-------- Records to process
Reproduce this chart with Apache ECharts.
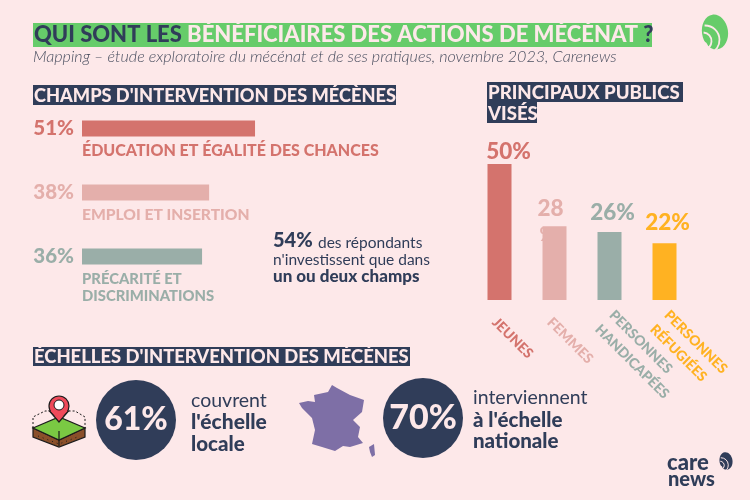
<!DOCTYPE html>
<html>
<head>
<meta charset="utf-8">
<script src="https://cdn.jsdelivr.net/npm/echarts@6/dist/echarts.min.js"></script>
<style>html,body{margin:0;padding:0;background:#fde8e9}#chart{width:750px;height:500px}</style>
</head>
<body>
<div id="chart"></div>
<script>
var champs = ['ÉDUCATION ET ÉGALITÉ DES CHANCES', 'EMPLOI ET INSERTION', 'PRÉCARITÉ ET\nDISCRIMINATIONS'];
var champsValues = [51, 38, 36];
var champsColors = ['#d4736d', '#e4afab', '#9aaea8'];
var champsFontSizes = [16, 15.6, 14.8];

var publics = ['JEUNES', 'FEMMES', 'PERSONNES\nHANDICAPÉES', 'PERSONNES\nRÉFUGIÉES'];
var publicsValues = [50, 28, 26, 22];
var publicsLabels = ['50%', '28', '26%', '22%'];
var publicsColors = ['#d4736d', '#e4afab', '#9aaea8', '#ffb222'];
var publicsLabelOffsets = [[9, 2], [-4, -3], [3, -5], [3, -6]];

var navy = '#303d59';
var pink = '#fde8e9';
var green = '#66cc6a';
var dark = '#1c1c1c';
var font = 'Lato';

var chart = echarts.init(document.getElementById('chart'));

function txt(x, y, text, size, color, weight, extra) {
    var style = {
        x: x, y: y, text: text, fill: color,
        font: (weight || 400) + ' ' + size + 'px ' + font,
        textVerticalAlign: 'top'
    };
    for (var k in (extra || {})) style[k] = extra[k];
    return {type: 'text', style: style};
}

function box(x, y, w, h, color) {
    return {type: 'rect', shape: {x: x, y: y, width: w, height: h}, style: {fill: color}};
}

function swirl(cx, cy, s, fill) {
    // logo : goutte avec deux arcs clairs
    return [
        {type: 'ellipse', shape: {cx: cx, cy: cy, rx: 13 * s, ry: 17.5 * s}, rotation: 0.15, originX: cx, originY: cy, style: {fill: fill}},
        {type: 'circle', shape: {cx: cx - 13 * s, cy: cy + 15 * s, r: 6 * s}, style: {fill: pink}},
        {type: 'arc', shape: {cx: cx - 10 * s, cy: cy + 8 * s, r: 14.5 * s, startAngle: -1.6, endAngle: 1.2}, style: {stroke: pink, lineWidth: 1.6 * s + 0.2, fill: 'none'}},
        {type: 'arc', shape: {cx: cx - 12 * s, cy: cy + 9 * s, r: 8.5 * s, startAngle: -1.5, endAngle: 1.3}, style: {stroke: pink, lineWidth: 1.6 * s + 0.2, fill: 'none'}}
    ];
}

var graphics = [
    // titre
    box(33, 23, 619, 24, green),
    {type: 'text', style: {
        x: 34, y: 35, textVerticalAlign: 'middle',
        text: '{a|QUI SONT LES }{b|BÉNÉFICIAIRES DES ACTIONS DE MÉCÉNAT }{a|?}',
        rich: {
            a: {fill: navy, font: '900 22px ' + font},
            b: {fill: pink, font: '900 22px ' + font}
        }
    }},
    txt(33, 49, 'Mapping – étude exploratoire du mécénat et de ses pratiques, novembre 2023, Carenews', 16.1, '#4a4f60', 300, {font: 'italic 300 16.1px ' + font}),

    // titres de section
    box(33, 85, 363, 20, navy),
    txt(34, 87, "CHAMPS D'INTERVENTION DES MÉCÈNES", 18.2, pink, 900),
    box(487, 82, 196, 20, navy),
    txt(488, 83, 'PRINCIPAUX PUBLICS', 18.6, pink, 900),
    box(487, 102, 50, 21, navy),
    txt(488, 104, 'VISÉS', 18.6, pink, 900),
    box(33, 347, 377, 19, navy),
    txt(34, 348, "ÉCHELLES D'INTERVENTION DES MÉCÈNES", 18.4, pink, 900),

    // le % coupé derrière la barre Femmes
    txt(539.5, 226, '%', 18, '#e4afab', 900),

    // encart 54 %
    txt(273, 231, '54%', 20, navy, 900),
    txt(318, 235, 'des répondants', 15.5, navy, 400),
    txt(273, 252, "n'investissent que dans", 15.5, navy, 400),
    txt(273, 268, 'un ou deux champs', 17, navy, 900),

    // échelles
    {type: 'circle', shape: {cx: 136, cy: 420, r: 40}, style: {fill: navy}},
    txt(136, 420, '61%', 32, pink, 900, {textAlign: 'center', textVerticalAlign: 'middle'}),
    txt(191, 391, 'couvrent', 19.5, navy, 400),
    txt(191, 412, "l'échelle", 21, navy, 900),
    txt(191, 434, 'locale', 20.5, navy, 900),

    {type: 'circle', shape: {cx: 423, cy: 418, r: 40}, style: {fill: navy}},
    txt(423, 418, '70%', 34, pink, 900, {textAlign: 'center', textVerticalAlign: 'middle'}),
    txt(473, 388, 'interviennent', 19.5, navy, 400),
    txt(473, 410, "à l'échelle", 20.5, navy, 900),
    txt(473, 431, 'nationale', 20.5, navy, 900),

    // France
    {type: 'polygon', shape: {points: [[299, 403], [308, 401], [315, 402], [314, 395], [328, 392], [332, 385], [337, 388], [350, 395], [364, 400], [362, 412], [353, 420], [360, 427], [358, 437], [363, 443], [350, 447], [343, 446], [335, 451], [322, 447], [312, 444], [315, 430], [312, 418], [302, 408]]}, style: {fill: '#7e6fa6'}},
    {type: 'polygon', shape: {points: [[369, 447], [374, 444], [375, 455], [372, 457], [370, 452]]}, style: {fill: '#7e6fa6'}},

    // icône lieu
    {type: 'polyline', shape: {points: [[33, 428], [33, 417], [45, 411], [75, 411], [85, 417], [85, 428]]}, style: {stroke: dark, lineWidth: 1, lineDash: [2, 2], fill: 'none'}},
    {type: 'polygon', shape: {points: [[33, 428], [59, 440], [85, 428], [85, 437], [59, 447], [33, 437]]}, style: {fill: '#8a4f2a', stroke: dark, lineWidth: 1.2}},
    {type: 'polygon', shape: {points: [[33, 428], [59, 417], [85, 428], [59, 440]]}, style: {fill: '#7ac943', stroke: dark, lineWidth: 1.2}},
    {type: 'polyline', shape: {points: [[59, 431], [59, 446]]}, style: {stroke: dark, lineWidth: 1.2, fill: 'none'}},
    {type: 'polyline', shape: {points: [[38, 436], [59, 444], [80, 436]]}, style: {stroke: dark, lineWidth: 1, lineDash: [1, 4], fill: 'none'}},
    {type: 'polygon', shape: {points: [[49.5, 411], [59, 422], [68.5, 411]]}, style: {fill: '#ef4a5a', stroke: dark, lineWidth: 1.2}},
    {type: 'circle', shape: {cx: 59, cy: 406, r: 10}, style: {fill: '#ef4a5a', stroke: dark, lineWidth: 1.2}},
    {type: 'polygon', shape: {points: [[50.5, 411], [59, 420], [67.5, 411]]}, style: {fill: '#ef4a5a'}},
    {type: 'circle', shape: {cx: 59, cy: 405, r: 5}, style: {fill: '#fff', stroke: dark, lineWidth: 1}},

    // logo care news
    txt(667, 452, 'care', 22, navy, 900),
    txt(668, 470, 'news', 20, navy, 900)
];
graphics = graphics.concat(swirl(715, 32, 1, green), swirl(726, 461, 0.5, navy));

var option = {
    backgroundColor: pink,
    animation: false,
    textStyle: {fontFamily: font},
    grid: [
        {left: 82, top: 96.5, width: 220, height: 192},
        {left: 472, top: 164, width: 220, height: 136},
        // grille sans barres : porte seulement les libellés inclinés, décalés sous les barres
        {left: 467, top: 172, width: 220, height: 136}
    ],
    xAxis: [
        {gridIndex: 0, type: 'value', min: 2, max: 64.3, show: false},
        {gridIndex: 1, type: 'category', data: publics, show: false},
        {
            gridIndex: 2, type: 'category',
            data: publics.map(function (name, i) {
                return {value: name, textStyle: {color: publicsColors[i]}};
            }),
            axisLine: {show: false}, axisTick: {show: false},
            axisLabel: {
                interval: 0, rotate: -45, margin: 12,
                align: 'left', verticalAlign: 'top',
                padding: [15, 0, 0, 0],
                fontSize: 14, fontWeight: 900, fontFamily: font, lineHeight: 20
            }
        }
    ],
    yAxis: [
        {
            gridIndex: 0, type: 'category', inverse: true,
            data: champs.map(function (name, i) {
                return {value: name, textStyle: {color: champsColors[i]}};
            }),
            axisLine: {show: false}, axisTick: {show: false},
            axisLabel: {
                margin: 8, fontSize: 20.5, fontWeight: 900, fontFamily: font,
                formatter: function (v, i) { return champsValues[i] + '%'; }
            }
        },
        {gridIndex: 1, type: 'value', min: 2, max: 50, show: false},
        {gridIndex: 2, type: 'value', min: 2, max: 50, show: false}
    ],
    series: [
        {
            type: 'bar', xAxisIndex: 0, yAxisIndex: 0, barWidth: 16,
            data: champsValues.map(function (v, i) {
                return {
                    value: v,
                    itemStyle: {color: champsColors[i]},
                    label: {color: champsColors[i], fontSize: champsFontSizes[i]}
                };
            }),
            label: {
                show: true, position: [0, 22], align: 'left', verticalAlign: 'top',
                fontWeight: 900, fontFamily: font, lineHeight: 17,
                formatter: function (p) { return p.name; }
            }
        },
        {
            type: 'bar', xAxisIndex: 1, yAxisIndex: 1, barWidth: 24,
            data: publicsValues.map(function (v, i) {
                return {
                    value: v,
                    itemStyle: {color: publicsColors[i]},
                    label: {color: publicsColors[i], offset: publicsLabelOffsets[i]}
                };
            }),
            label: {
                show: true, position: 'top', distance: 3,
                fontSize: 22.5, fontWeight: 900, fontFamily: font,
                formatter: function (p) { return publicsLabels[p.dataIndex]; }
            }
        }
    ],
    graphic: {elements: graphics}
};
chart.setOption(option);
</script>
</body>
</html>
----------------
-------- Records to process
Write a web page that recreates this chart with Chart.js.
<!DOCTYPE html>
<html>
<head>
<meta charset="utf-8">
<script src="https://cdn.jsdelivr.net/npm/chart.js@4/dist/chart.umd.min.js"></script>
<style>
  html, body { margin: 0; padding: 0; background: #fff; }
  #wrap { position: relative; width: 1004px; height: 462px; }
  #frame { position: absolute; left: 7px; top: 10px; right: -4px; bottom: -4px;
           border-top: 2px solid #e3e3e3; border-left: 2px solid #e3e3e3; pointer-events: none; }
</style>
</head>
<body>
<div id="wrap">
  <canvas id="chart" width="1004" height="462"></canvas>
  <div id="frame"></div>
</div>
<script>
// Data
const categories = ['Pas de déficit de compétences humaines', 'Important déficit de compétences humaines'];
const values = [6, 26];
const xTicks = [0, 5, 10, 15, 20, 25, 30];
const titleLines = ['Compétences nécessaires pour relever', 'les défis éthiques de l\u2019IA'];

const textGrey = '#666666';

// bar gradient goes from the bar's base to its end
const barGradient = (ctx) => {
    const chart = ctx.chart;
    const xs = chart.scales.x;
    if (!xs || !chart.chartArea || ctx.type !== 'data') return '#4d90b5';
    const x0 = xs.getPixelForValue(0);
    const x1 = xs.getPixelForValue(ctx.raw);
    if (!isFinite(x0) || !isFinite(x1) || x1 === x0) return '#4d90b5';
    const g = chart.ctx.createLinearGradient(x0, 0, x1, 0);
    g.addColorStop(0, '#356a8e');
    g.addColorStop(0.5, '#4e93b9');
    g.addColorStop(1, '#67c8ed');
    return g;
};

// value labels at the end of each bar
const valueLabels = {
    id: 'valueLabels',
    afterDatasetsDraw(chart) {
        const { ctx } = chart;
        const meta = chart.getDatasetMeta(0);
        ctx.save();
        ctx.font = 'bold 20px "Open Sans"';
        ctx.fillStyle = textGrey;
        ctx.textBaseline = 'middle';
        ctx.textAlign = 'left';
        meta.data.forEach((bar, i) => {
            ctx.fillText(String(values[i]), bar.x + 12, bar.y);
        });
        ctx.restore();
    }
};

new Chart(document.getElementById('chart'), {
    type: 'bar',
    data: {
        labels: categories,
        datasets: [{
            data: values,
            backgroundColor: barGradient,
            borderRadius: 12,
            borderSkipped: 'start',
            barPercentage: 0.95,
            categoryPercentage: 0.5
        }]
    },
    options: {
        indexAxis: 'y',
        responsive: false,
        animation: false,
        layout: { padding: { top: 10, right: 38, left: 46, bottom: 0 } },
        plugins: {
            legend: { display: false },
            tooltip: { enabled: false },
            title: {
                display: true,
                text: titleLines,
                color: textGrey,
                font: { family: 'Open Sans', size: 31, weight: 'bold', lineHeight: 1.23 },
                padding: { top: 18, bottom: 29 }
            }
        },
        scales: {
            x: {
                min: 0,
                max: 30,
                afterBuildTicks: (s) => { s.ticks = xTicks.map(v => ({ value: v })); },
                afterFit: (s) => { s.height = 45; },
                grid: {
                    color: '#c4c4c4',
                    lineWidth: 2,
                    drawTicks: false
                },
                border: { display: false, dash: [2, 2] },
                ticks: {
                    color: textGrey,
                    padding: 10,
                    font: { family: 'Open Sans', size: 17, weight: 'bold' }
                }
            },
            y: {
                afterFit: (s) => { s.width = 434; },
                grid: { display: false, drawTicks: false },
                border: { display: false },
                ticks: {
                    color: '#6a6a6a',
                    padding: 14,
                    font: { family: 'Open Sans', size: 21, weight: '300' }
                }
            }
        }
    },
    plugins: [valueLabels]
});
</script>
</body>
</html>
----------------
-------- Records to process
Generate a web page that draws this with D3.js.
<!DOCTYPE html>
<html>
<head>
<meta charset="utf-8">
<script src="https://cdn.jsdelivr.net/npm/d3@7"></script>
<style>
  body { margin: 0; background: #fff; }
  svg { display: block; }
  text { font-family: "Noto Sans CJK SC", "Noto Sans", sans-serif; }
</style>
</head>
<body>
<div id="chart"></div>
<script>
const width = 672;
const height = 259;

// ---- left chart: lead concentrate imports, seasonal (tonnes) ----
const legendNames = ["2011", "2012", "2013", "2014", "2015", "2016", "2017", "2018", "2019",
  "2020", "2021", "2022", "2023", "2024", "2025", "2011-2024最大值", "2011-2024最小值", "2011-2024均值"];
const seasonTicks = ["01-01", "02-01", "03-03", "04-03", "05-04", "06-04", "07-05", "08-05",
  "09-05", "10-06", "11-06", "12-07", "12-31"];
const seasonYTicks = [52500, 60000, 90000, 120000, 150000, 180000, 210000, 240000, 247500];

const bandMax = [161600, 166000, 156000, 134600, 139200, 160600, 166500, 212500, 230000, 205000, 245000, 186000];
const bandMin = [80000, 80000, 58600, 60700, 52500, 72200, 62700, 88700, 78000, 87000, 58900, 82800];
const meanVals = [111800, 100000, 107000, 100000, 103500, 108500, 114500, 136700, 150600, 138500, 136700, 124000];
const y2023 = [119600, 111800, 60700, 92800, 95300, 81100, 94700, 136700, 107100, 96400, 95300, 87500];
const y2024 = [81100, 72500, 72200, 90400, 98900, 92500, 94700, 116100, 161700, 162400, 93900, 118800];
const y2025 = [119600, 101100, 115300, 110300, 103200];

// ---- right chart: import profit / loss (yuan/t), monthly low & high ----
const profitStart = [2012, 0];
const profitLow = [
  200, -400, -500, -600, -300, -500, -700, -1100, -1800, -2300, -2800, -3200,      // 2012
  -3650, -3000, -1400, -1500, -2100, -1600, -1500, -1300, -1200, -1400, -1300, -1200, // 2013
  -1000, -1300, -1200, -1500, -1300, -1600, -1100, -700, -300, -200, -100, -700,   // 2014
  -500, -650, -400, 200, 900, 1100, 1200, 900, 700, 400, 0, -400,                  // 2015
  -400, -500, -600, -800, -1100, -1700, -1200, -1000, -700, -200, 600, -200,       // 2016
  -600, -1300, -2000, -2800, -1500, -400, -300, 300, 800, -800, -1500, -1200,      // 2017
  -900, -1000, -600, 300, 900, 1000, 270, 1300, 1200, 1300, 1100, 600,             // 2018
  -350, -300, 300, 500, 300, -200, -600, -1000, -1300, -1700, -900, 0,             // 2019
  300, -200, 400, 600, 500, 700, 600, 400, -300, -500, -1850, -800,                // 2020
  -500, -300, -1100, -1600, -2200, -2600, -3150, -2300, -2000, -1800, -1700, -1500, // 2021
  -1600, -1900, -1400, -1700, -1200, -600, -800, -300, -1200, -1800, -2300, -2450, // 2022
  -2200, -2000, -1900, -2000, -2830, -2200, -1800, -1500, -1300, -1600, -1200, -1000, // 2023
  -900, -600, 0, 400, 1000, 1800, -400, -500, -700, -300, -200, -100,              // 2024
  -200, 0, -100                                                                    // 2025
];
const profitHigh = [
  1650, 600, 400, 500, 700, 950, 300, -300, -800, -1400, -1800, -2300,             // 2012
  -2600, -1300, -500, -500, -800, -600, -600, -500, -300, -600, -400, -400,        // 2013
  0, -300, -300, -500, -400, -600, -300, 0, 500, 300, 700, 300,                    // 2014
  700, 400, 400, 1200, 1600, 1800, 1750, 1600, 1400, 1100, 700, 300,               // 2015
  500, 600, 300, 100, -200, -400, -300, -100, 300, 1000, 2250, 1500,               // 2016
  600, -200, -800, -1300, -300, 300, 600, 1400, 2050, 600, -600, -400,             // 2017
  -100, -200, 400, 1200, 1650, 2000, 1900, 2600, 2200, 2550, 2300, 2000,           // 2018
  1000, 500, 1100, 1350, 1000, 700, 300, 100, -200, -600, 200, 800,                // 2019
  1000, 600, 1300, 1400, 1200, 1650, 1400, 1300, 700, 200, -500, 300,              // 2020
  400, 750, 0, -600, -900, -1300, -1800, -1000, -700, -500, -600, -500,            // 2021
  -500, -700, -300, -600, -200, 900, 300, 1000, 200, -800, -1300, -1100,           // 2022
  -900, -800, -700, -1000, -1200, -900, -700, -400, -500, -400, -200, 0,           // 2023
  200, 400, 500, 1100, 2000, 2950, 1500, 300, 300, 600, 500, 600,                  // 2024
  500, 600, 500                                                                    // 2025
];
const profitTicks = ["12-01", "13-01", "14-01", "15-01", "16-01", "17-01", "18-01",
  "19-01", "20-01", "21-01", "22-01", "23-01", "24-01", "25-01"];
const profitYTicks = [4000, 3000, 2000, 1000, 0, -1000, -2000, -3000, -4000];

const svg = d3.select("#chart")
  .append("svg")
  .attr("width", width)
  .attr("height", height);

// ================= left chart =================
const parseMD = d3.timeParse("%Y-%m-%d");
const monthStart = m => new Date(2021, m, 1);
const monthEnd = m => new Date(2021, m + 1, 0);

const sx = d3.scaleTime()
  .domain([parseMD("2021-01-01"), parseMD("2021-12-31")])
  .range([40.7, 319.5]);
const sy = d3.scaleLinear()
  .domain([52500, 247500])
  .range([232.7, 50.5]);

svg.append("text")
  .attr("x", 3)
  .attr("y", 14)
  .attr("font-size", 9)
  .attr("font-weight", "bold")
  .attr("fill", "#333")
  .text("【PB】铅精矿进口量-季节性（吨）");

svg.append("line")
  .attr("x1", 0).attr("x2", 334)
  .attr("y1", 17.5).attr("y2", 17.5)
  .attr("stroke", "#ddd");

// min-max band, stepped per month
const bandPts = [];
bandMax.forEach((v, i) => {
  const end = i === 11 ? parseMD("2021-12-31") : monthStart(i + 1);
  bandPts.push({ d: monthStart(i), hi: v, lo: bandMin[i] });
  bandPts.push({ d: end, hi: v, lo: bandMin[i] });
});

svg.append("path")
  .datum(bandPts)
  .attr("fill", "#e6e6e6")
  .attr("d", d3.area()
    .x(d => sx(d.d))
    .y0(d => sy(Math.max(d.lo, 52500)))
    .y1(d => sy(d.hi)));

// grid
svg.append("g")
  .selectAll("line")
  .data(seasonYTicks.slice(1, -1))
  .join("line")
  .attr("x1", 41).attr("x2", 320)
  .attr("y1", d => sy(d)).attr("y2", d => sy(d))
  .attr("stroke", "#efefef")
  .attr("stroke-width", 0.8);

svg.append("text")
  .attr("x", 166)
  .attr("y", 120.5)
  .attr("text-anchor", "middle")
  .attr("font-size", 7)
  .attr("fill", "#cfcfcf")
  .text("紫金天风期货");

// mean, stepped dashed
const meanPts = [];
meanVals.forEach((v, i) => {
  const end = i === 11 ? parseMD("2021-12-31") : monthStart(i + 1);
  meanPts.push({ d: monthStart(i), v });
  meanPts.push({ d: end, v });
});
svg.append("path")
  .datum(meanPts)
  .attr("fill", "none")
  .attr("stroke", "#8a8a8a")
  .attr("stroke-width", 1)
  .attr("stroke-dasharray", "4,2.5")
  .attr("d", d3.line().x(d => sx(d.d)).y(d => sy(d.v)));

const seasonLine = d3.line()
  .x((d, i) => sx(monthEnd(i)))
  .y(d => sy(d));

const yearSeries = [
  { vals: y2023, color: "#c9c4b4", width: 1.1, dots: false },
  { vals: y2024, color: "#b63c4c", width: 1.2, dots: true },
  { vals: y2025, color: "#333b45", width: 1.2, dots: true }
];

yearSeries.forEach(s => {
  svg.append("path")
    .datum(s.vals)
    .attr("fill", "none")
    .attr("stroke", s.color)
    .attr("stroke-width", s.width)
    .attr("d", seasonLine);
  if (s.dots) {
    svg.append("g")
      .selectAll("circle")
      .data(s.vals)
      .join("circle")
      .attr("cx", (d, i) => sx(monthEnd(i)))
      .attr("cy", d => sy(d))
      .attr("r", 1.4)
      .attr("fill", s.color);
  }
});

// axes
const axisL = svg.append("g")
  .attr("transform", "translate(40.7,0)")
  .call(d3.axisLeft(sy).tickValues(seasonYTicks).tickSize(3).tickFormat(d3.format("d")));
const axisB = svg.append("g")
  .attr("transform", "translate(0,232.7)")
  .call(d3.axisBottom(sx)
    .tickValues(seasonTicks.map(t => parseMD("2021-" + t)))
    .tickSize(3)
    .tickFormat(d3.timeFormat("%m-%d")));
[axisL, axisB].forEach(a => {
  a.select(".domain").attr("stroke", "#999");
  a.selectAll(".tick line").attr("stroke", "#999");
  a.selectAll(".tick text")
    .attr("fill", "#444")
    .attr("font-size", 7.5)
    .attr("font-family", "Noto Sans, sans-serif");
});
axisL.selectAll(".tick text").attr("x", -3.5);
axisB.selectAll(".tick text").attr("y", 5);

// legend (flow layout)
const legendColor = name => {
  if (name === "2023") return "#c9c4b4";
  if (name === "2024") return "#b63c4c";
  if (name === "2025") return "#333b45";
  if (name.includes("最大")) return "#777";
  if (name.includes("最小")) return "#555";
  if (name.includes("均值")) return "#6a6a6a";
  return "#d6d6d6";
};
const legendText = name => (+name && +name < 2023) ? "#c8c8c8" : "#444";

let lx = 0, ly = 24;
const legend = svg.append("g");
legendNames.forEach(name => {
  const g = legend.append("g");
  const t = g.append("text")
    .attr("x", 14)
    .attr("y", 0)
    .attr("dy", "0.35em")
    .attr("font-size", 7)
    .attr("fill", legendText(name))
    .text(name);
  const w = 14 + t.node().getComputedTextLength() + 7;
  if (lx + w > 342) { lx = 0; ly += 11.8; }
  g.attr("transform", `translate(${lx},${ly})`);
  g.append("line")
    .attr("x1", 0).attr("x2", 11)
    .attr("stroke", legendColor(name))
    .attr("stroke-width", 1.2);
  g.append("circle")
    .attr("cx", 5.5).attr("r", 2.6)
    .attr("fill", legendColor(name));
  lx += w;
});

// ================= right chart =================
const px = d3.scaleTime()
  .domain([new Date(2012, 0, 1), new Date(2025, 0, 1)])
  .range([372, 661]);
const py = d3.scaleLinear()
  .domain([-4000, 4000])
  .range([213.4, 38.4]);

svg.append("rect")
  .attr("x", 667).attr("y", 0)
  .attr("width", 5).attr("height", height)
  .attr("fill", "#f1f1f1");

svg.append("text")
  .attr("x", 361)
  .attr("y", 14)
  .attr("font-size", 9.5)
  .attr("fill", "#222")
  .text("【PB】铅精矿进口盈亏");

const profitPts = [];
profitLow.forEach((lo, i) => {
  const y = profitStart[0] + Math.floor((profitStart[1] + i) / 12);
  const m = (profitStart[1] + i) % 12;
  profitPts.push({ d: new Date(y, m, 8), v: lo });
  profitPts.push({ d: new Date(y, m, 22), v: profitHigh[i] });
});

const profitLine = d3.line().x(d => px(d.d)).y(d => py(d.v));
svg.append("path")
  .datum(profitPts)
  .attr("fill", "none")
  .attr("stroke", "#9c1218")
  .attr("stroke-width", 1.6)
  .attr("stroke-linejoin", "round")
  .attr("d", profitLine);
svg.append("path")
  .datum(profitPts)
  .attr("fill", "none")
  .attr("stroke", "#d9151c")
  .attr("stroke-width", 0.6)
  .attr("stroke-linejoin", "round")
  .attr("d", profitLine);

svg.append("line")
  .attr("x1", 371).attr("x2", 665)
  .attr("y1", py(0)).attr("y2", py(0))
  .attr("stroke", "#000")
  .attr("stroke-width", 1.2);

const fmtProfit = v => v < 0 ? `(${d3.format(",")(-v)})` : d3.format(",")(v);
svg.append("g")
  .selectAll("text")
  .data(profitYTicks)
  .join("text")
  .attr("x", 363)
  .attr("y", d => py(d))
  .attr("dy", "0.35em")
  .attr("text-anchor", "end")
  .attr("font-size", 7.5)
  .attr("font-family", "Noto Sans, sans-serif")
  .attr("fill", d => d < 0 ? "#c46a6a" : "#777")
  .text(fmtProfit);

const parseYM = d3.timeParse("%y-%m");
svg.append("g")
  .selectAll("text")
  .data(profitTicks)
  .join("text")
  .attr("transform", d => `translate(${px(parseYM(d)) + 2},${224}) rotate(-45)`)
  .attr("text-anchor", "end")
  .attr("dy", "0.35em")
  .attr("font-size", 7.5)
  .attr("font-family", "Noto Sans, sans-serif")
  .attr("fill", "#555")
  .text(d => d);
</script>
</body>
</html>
----------------
What is needed: Go through the records and show every line with the string "that" in it.

Result for this task:
Write a web page that recreates this chart with Chart.js.
Generate a web page that draws this with D3.js.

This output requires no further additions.